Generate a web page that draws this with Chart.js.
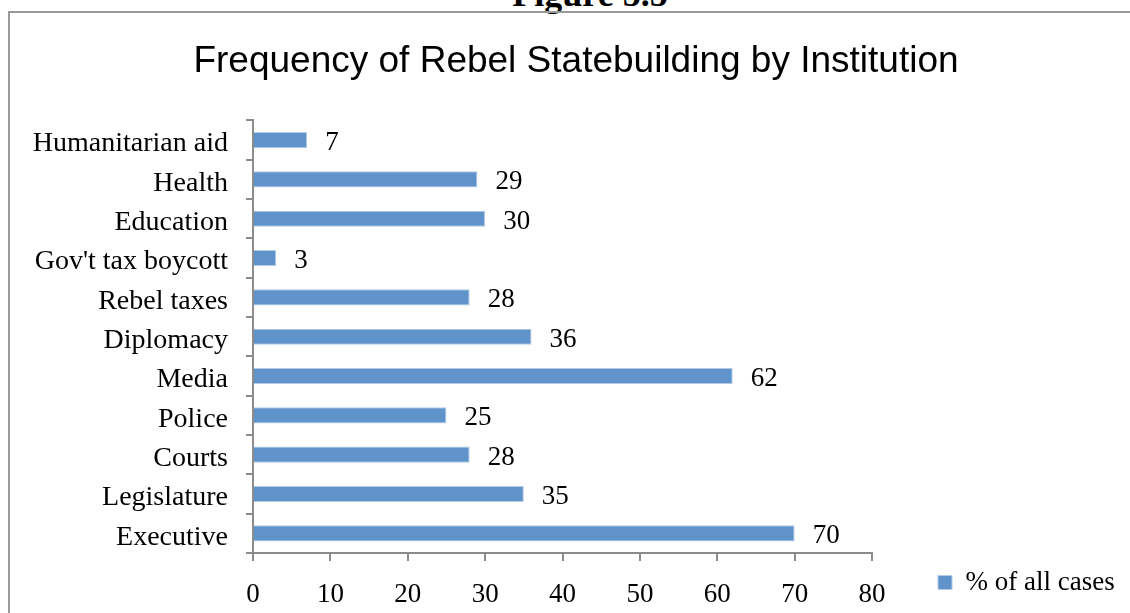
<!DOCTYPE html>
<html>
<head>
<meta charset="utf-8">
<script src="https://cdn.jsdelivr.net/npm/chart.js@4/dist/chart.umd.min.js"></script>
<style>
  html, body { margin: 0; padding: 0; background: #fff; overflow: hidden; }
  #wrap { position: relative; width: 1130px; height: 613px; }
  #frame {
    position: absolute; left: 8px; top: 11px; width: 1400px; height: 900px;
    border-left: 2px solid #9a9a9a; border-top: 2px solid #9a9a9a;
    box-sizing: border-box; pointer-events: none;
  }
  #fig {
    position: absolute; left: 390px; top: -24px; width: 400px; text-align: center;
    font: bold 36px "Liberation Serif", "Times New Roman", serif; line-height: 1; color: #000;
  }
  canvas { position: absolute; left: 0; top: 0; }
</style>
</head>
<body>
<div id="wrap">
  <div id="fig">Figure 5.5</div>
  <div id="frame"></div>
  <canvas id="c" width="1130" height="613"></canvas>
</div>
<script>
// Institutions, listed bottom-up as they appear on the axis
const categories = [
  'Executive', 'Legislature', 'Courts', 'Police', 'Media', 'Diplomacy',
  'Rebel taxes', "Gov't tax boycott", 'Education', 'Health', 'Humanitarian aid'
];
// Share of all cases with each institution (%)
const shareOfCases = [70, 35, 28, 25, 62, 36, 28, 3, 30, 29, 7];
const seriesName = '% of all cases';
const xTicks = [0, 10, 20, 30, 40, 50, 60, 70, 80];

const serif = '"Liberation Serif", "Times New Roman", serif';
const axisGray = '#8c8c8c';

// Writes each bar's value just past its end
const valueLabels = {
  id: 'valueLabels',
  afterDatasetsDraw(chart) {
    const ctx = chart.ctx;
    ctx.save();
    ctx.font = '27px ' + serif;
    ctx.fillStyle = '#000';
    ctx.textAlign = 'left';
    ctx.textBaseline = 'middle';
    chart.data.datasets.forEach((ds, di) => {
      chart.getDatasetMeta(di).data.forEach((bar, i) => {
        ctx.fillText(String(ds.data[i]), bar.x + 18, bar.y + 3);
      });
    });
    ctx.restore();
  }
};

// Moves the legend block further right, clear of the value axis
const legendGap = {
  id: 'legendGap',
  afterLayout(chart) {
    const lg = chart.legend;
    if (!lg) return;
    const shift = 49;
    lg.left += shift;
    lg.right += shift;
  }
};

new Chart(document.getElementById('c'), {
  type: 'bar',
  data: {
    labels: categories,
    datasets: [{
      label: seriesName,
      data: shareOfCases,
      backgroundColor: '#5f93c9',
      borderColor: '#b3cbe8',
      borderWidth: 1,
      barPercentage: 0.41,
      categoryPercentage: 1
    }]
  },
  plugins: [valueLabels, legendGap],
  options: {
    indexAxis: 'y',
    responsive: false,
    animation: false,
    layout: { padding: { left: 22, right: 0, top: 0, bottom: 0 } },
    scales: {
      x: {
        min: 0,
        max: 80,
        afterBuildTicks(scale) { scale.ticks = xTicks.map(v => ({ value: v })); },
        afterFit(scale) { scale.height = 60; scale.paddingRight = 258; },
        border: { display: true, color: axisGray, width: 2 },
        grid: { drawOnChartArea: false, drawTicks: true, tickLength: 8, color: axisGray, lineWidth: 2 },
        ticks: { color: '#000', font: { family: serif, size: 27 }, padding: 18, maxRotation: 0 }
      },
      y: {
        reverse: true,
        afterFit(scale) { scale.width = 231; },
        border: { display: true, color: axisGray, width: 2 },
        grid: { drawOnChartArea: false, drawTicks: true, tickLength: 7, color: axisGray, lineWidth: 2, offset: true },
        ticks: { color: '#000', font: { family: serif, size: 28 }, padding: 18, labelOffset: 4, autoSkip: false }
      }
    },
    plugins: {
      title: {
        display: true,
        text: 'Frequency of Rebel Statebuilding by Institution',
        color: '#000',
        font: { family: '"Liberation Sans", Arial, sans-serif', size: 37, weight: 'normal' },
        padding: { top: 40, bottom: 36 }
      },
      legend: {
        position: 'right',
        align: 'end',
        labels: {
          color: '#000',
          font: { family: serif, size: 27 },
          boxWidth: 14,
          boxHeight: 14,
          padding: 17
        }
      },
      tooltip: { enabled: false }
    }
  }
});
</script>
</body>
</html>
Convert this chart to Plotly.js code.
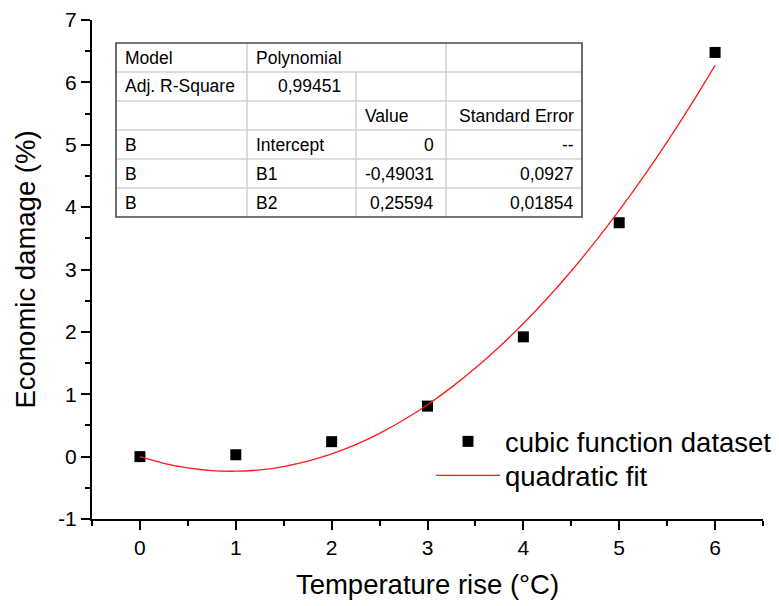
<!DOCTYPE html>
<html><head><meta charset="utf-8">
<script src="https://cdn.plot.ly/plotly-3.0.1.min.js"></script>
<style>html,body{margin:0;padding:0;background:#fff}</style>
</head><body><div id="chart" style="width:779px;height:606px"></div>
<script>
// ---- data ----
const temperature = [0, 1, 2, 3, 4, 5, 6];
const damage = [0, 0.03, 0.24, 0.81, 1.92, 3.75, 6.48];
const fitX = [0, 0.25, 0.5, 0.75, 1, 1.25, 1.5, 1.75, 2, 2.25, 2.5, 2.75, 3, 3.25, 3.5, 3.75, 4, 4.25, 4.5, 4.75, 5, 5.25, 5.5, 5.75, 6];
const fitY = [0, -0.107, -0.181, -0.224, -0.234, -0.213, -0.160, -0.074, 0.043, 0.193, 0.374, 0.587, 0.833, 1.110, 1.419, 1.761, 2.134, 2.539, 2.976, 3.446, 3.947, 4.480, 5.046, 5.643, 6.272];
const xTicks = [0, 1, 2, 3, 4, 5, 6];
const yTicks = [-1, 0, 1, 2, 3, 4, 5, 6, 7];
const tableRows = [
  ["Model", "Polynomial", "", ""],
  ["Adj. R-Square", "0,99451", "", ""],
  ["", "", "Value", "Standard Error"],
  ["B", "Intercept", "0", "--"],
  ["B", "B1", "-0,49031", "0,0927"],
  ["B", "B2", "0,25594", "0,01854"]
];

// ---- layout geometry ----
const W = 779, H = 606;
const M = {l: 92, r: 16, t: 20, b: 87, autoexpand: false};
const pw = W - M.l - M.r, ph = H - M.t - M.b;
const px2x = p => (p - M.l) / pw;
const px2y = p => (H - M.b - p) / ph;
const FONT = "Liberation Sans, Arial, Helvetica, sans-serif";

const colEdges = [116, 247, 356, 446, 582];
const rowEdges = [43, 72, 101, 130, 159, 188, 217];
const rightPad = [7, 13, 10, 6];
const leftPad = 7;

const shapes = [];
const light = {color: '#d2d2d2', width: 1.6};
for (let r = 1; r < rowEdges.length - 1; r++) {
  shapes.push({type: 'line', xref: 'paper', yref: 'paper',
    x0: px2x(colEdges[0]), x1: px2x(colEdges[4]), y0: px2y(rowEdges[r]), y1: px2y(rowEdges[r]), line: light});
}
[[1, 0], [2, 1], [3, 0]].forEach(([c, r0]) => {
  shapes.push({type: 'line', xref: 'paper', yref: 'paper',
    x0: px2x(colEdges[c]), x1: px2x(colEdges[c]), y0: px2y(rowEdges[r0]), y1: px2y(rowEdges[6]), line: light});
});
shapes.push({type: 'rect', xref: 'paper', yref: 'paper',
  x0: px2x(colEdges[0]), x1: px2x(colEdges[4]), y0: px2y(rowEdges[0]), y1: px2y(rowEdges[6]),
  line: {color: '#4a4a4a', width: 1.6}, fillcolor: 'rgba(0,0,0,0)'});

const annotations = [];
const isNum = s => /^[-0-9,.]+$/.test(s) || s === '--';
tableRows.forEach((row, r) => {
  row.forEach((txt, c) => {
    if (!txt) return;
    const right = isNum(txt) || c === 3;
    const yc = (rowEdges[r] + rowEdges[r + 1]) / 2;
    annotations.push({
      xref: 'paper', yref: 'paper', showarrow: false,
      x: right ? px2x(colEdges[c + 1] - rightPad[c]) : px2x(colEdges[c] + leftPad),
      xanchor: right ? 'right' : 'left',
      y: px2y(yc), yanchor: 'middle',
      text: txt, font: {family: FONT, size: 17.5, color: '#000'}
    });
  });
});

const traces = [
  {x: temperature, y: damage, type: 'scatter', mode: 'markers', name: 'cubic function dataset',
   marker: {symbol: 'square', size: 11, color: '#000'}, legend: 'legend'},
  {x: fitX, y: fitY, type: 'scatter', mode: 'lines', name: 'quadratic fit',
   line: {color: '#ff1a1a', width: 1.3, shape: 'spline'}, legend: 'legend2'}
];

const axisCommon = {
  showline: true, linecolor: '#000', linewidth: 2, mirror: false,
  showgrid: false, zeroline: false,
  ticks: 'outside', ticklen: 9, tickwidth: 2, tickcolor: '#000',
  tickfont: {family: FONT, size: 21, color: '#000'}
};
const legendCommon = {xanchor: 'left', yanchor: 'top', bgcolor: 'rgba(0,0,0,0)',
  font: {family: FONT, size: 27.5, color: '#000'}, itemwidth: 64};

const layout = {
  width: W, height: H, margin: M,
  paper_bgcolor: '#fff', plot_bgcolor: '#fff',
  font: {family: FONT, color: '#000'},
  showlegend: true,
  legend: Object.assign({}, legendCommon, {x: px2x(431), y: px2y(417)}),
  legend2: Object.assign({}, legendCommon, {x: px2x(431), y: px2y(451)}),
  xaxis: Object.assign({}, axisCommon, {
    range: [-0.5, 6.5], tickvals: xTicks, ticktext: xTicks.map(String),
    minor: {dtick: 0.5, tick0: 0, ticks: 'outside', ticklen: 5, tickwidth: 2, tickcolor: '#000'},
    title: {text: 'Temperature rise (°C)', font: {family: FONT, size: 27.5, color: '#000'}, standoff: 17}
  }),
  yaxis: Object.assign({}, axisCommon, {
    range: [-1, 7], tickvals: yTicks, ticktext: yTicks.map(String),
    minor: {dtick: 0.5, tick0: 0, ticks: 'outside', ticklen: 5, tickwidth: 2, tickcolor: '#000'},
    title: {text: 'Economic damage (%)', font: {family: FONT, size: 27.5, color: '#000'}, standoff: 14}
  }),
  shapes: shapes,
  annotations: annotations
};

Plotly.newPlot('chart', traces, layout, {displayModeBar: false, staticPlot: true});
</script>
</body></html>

**PROBLEM TO WORK ON:**
Omit all pictures, and reproduce exactly the lines from the one holding "Convert this chart to Plotly.js code." through the one holding "const leftPad = 7;", both included.

**REPLY TO THE EXERCISE:**
Convert this chart to Plotly.js code.
<!DOCTYPE html>
<html><head><meta charset="utf-8">
<script src="https://cdn.plot.ly/plotly-3.0.1.min.js"></script>
<style>html,body{margin:0;padding:0;background:#fff}</style>
</head><body><div id="chart" style="width:779px;height:606px"></div>
<script>
// ---- data ----
const temperature = [0, 1, 2, 3, 4, 5, 6];
const damage = [0, 0.03, 0.24, 0.81, 1.92, 3.75, 6.48];
const fitX = [0, 0.25, 0.5, 0.75, 1, 1.25, 1.5, 1.75, 2, 2.25, 2.5, 2.75, 3, 3.25, 3.5, 3.75, 4, 4.25, 4.5, 4.75, 5, 5.25, 5.5, 5.75, 6];
const fitY = [0, -0.107, -0.181, -0.224, -0.234, -0.213, -0.160, -0.074, 0.043, 0.193, 0.374, 0.587, 0.833, 1.110, 1.419, 1.761, 2.134, 2.539, 2.976, 3.446, 3.947, 4.480, 5.046, 5.643, 6.272];
const xTicks = [0, 1, 2, 3, 4, 5, 6];
const yTicks = [-1, 0, 1, 2, 3, 4, 5, 6, 7];
const tableRows = [
  ["Model", "Polynomial", "", ""],
  ["Adj. R-Square", "0,99451", "", ""],
  ["", "", "Value", "Standard Error"],
  ["B", "Intercept", "0", "--"],
  ["B", "B1", "-0,49031", "0,0927"],
  ["B", "B2", "0,25594", "0,01854"]
];

// ---- layout geometry ----
const W = 779, H = 606;
const M = {l: 92, r: 16, t: 20, b: 87, autoexpand: false};
const pw = W - M.l - M.r, ph = H - M.t - M.b;
const px2x = p => (p - M.l) / pw;
const px2y = p => (H - M.b - p) / ph;
const FONT = "Liberation Sans, Arial, Helvetica, sans-serif";

const colEdges = [116, 247, 356, 446, 582];
const rowEdges = [43, 72, 101, 130, 159, 188, 217];
const rightPad = [7, 13, 10, 6];
const leftPad = 7;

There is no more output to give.